Given information:
--------

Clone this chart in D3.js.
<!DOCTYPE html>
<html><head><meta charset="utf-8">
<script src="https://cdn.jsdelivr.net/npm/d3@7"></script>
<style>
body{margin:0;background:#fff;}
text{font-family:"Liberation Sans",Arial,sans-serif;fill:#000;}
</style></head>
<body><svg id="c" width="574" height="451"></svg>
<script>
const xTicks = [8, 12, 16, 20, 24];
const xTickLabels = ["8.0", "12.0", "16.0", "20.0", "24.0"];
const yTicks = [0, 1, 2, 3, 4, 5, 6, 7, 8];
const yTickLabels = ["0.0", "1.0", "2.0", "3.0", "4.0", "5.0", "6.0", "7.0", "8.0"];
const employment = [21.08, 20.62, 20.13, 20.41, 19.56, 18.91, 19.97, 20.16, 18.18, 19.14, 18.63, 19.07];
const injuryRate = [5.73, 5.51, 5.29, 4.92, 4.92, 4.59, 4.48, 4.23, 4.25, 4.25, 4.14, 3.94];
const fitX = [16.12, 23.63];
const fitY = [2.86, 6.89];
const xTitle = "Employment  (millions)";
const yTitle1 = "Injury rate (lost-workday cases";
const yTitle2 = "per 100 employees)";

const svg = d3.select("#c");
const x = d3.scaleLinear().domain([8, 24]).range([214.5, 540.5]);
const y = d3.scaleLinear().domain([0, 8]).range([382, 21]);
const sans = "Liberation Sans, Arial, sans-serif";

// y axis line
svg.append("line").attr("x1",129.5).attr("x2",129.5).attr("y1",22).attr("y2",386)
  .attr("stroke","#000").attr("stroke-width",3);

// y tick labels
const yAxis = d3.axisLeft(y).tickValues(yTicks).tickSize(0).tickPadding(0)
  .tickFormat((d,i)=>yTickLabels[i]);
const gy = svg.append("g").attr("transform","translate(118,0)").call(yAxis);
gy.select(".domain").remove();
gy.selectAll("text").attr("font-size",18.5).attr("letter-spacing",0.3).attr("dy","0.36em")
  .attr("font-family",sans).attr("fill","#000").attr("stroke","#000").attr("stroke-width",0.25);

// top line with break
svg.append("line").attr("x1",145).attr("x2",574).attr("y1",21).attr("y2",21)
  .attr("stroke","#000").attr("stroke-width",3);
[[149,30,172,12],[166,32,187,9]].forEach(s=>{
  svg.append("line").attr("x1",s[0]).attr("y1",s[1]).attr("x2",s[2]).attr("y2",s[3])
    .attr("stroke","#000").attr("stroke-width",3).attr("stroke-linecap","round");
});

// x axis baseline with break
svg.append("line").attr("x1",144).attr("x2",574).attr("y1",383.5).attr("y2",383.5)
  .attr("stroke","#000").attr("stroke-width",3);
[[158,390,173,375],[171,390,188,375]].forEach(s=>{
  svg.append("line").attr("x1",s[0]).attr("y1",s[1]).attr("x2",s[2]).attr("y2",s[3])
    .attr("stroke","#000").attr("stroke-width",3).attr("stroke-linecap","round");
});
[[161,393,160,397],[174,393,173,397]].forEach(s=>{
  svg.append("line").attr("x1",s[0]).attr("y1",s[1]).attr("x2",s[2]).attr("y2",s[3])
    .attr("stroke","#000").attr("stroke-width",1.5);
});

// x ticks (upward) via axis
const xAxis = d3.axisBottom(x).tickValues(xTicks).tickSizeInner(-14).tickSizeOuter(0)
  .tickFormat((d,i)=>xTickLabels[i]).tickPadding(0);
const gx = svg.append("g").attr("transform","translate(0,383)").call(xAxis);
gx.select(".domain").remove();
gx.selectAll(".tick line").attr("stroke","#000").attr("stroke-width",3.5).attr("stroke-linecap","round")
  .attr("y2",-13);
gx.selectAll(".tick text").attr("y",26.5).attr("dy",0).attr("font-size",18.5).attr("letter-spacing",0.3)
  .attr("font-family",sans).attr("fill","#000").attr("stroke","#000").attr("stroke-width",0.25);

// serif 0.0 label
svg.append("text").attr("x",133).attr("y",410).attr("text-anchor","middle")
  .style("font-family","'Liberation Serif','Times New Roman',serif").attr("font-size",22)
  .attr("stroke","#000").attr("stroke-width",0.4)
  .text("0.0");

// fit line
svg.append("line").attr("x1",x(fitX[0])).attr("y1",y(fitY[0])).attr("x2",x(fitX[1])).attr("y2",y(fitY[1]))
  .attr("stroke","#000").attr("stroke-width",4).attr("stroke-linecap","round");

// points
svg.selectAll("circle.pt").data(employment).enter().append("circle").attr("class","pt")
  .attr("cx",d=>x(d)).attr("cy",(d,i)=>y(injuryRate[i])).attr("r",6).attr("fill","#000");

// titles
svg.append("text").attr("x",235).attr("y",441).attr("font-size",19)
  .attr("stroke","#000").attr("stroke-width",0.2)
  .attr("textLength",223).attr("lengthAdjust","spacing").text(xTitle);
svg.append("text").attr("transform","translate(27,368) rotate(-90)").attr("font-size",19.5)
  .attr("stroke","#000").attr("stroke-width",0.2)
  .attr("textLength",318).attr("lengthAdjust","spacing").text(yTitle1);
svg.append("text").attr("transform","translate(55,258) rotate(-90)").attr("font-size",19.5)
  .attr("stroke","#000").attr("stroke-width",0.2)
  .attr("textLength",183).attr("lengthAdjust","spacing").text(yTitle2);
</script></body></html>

--------

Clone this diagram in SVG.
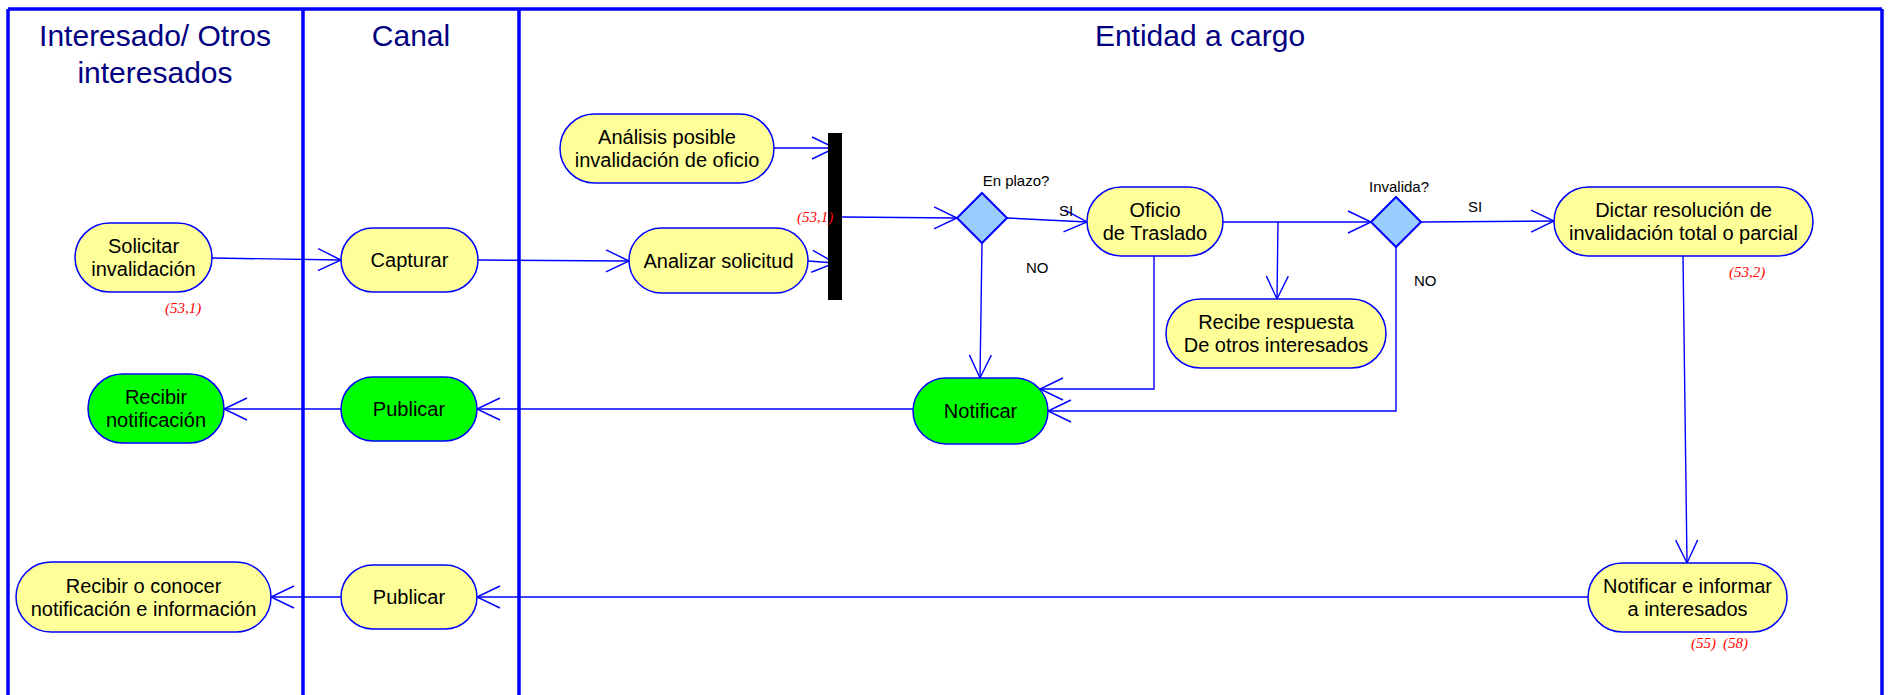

--------

Description of the task: Wherever the string "Clone" appears in the entries above, list that line.

Output of the task:
Clone this chart in D3.js.
Clone this diagram in SVG.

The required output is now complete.